§ Written instruction: Starting with the first line below, extract each line through the one that contains "import seaborn as sns", inclusive, excluding pictures.

┏━━

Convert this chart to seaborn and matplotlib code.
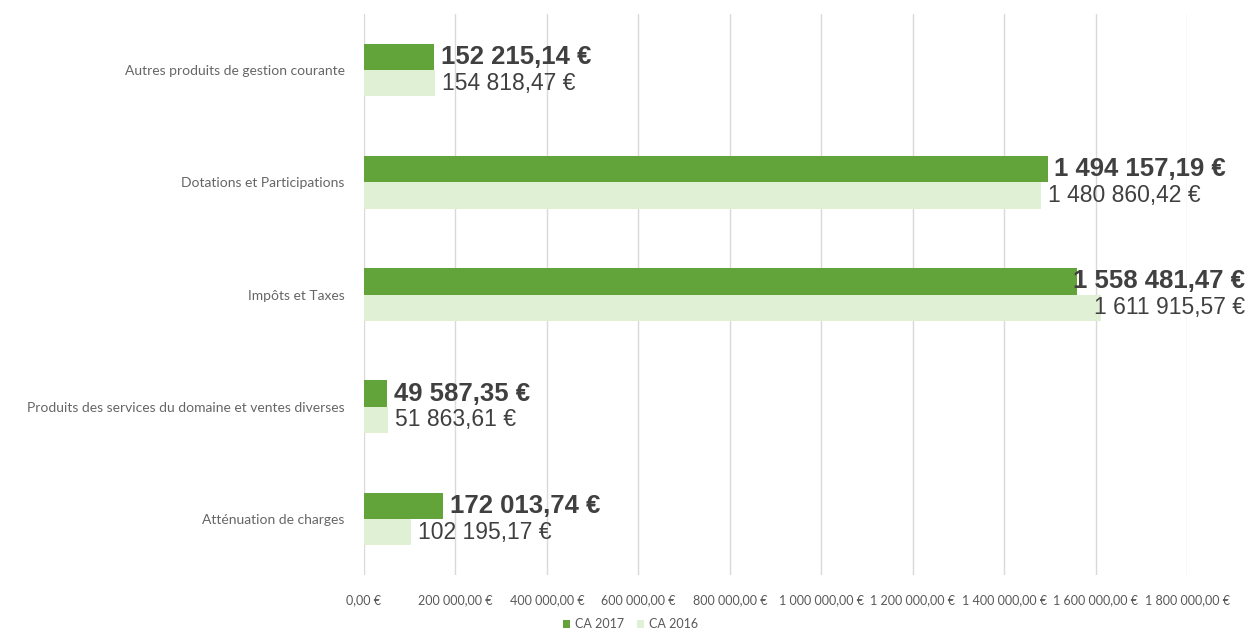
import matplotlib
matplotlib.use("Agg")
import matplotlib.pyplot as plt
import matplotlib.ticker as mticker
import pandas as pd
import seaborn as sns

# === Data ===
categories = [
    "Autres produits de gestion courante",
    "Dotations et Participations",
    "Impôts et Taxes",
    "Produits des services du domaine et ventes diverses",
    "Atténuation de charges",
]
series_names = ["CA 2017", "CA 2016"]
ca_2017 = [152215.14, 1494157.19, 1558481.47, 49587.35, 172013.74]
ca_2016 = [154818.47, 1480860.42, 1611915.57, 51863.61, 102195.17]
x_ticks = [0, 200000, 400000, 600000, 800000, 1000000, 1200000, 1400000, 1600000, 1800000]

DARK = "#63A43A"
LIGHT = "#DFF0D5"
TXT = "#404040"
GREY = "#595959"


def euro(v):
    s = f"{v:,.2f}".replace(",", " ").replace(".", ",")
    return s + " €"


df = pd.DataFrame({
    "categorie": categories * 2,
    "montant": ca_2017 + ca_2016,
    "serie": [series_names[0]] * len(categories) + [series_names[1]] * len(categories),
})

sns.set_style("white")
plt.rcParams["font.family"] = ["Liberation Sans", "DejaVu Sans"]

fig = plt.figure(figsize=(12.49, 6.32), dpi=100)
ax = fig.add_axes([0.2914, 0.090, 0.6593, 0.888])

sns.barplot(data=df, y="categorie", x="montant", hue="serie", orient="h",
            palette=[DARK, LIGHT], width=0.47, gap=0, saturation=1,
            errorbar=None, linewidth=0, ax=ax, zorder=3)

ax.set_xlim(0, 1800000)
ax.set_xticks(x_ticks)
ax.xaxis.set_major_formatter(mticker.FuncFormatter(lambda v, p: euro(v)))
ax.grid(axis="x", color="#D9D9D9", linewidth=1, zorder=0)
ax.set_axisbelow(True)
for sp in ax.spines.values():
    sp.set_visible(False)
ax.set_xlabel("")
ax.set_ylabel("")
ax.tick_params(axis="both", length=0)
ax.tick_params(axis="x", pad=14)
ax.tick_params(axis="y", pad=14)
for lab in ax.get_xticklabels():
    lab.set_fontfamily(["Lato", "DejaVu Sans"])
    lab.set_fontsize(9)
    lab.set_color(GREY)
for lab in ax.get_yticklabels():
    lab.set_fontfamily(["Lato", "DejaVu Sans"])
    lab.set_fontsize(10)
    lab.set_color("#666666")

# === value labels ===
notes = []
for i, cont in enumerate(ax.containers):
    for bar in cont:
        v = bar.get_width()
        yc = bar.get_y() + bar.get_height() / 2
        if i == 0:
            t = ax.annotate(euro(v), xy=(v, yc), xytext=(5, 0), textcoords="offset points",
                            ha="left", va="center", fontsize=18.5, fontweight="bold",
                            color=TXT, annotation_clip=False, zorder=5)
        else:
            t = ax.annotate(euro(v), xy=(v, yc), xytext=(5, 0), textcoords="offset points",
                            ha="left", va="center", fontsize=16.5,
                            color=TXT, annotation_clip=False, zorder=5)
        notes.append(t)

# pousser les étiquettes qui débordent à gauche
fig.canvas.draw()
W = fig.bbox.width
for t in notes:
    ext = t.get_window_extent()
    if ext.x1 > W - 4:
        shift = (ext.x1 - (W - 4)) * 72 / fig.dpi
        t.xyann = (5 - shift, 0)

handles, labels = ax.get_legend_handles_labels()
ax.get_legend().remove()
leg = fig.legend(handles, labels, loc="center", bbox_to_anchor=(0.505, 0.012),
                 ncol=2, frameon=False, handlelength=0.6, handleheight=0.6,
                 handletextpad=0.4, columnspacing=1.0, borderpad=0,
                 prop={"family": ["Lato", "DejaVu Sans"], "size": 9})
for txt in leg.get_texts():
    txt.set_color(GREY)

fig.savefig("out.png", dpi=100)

┗━━

§ Solution below:
Convert this chart to seaborn and matplotlib code.
import matplotlib
matplotlib.use("Agg")
import matplotlib.pyplot as plt
import matplotlib.ticker as mticker
import pandas as pd
import seaborn as sns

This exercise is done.